A systemic change that I would like to see would be providing more scholarships for single mothers that are going to school. Particularly for me, I received a lot of help in my undergraduate career through educational training vouchers, aging out of foster care, among other scholarships that I was able to find through JP.

It is difficult to share different parts of your life that may not be comfortable sharing, but ultimately, we want to be able to turn our traumas and our hurts into something beautiful and helpful.

I was offered many different speaking opportunities and leadership opportunities through Nexus Path, a foster care agency, as well as the juvenile justice state advisory group. I was a gala speaker. I got to be on resident council and now on the fellowship. I am currently on the board of directors for Nexus Path Family Healing, a foster care agency.

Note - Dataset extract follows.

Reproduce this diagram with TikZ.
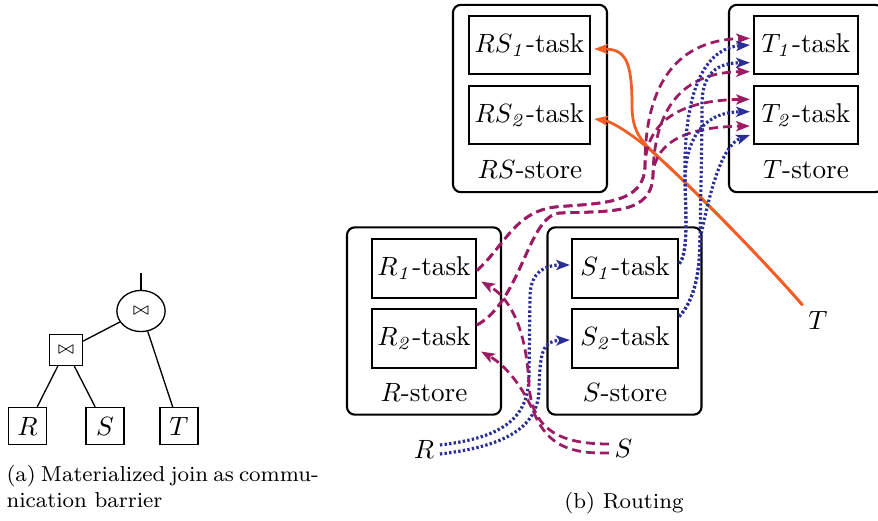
\documentclass[tikz,border=0pt]{standalone}
\usetikzlibrary{arrows.meta,calc,shapes.geometric}
\definecolor{routepurple}{RGB}{155,28,100}
\definecolor{routeblue}{RGB}{42,46,150}
\definecolor{routeorange}{RGB}{242,95,38}
\newcommand{\capsize}{\fontsize{8.2}{10}\selectfont}
\newcommand{\boxsize}{\fontsize{10.3}{12}\selectfont}
\newcommand{\joinsym}{{\fontsize{5.6}{6}\selectfont$\bowtie$}}
\begin{document}
\begin{tikzpicture}[x=0.379pt,y=-0.379pt,
  treebox/.style={draw, line width=0.5pt, minimum width=14.5pt, minimum height=14pt, inner sep=0pt},
  joinbox/.style={draw, line width=0.5pt, minimum width=12.5pt, minimum height=11.8pt, inner sep=0pt},
  joinoval/.style={draw, ellipse, line width=0.5pt, minimum width=18.3pt, minimum height=15.6pt, inner sep=0pt},
  store/.style={draw, line width=0.8pt, rounded corners=3pt, minimum width=58.4pt, minimum height=71pt, inner sep=0pt},
  task/.style={draw, line width=0.8pt, minimum height=22.2pt, inner xsep=2pt, font=\boxsize},
  storename/.style={inner sep=1pt, font=\boxsize},
  endname/.style={inner sep=2pt, font=\boxsize},
  tip/.style={-{Stealth[length=5.2pt,width=3.8pt,inset=1.2pt]}},
  rflow/.style={routepurple, line width=1.05pt, dash pattern=on 3.4pt off 1.9pt, tip},
  sflow/.style={routeblue, line width=1.2pt, dash pattern=on 0.9pt off 0.85pt, tip},
  tflow/.style={routeorange, line width=1.05pt, tip},
]
\useasboundingbox (0,0) rectangle (878,521);
\clip (0,0) rectangle (878,521);

% ---------- (a) plan with a materialized join ----------
\node[joinoval] (j2) at (141,311) {\joinsym};
\coordinate (jtop) at (141,273);
\node[joinbox] (j1) at (66,350) {\joinsym};
\node[treebox] (lr) at (27.5,426) {$R$};
\node[treebox] (ls) at (105,426) {$S$};
\node[treebox] (lt) at (179,426) {$T$};
\draw[line width=0.5pt] (j2.north) -- (jtop);
\draw[line width=0.5pt] (j1) -- (j2);
\draw[line width=0.5pt] (j1) -- (lr);
\draw[line width=0.5pt] (j1) -- (ls);
\draw[line width=0.5pt] (j2) -- (lt);

\node[anchor=base west, inner sep=0] (capa) at (6,481)
  {\capsize\makebox[118pt][s]{(a) Materialized join as commu-}};
\node[anchor=base west, inner sep=0] (capa2) at (6,507)
  {\capsize nication barrier};

% ---------- (b) routing between stores ----------
\node[store] (rsstore) at (530,98.5) {};
\node[task, minimum width=45.9pt] (rs1) at (529.5,45) {$RS_{\mathit{1}}$-task};
\node[task, minimum width=45.9pt] (rs2) at (529.5,115) {$RS_{\mathit{2}}$-task};
\node[storename] (rsname) at (530,170) {$RS$-store};

\node[store] (tstore) at (806,98.5) {};
\node[task, minimum width=39.4pt] (t1) at (806,45) {$T_{\mathit{1}}$-task};
\node[task, minimum width=39.4pt] (t2) at (806,115) {$T_{\mathit{2}}$-task};
\node[storename] (tname) at (806,170) {$T$-store};

\node[store] (rstore) at (424,321) {};
\node[task, minimum width=39.4pt] (r1) at (424,268.5) {$R_{\mathit{1}}$-task};
\node[task, minimum width=39.4pt] (r2) at (424,338.5) {$R_{\mathit{2}}$-task};
\node[storename] (rname) at (424,393) {$R$-store};

\node[store] (sstore) at (624.5,321) {};
\node[task, minimum width=40.2pt] (s1) at (625,268.5) {$S_{\mathit{1}}$-task};
\node[task, minimum width=40.2pt] (s2) at (625,338.5) {$S_{\mathit{2}}$-task};
\node[storename] (sname) at (625,393) {$S$-store};

\node[endname] (Rin) at (424,449.5) {$R$};
\node[endname] (Sin) at (623.5,448.5) {$S$};
\node[endname] (Tin) at (818,320) {$T$};

% T tuples go to both RS tasks (shared stem, then a fork)
\coordinate (tfork) at (655,154);
\draw[tflow] (Tin.north west) .. controls (765,262) and (700,195) .. (tfork)
  .. controls (630,132) and (610,121) .. ($(rs2.east)+(3,4)$);
\draw[tflow] (Tin.north west) .. controls (765,262) and (700,195) .. (tfork)
  .. controls (640,140) and (632,130) .. (632,105)
  .. controls (632,60) and (625,49) .. ($(rs1.east)+(3,4)$);

% R tuples probe the S tasks
\draw[sflow] ($(Rin.east)+(0,-4.5)$) .. controls (500,438) and (529,420) .. (529,375)
  -- (530,295) .. controls (531,272) and (545,265) .. ($(s1.west)+(-1,-3.5)$);
\draw[sflow] ($(Rin.east)+(0,4.5)$) .. controls (500,447) and (538,430) .. (539,390)
  .. controls (540,350) and (543,341) .. ($(s2.west)+(-1,1.5)$);

% S tuples probe the R tasks
\draw[rflow] ($(Sin.west)+(0,-4.5)$) .. controls (560,444) and (532,430) .. (529,385)
  .. controls (526,320) and (505,295) .. ($(r1.east)+(4,13)$);
\draw[rflow] ($(Sin.west)+(0,4.5)$) .. controls (570,454) and (548,445) .. (535,415)
  .. controls (522,385) and (505,365) .. ($(r2.east)+(4,13)$);

% results of the R tasks go to the T tasks
\draw[rflow] ($(r1.east)+(0,2)$) .. controls (505,245) and (515,212) .. (555,207)
  .. controls (600,203) and (645,205) .. (645,165)
  .. controls (645,80) and (680,40) .. ($(t1.west)+(-3,-6.7)$);
\draw[rflow] ($(r1.east)+(0,2)$) .. controls (505,245) and (515,212) .. (555,207)
  .. controls (600,203) and (645,205) .. (645,165)
  .. controls (647,115) and (690,100) .. ($(t2.west)+(-3,-15.7)$);
\draw[rflow] ($(r2.east)+(0,-13.5)$) .. controls (522,300) and (528,215) .. (560,213)
  .. controls (610,211) and (652,215) .. (653,175)
  .. controls (654,100) and (690,72) .. ($(t1.west)+(-3,26.7)$);
\draw[rflow] ($(r2.east)+(0,-13.5)$) .. controls (522,300) and (528,215) .. (560,213)
  .. controls (610,211) and (652,215) .. (653,175)
  .. controls (655,140) and (690,127) .. ($(t2.west)+(-3,11)$);

% results of the S tasks go to the T tasks
\draw[sflow] ($(s1.east)+(0,-5)$) .. controls (688,255) and (686,220) .. (685,180)
  .. controls (683,90) and (705,48) .. ($(t1.west)+(-3,0)$);
\draw[sflow] ($(s1.east)+(0,-5)$) .. controls (688,255) and (686,220) .. (685,180)
  .. controls (686,130) and (710,112) .. ($(t2.west)+(-3,-3.3)$);
\draw[sflow] ($(s2.east)+(0,-22)$) .. controls (695,300) and (700,270) .. (700,240)
  .. controls (701,180) and (702,140) .. (702,105)
  .. controls (702,72) and (718,63) .. ($(t1.west)+(-3,17.7)$);
\draw[sflow] ($(s2.east)+(0,-22)$) .. controls (695,300) and (700,270) .. (700,240)
  .. controls (710,190) and (722,145) .. ($(t2.west)+(-3,20)$);

\node[anchor=base, inner sep=0] (capb) at (624,508) {\capsize (b) Routing};
\end{tikzpicture}
\end{document}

I’m also on the Juvenile Justice State Advisory Board, and I would have never taken those opportunities had it not been for that confidence that I gained in Empowerment, as well as having that support surrounding me with the JP staff.

I think that I’ve always wanted to give a voice or advocate for people that I feel similar to or that have gone through similar struggles as me because I know what it felt like to be voiceless or to be hopeless and in despair, and you can’t really see out of your situation.

You don’t have to wait to heal or be happy or serve your community until the finish line. You get to enjoy the whole journey — in the ups and the downs and the painful parts and the successes — and just knowing that, holistically, your past and the traumas don’t define you as a whole, but the whole thing does, the whole healing journey.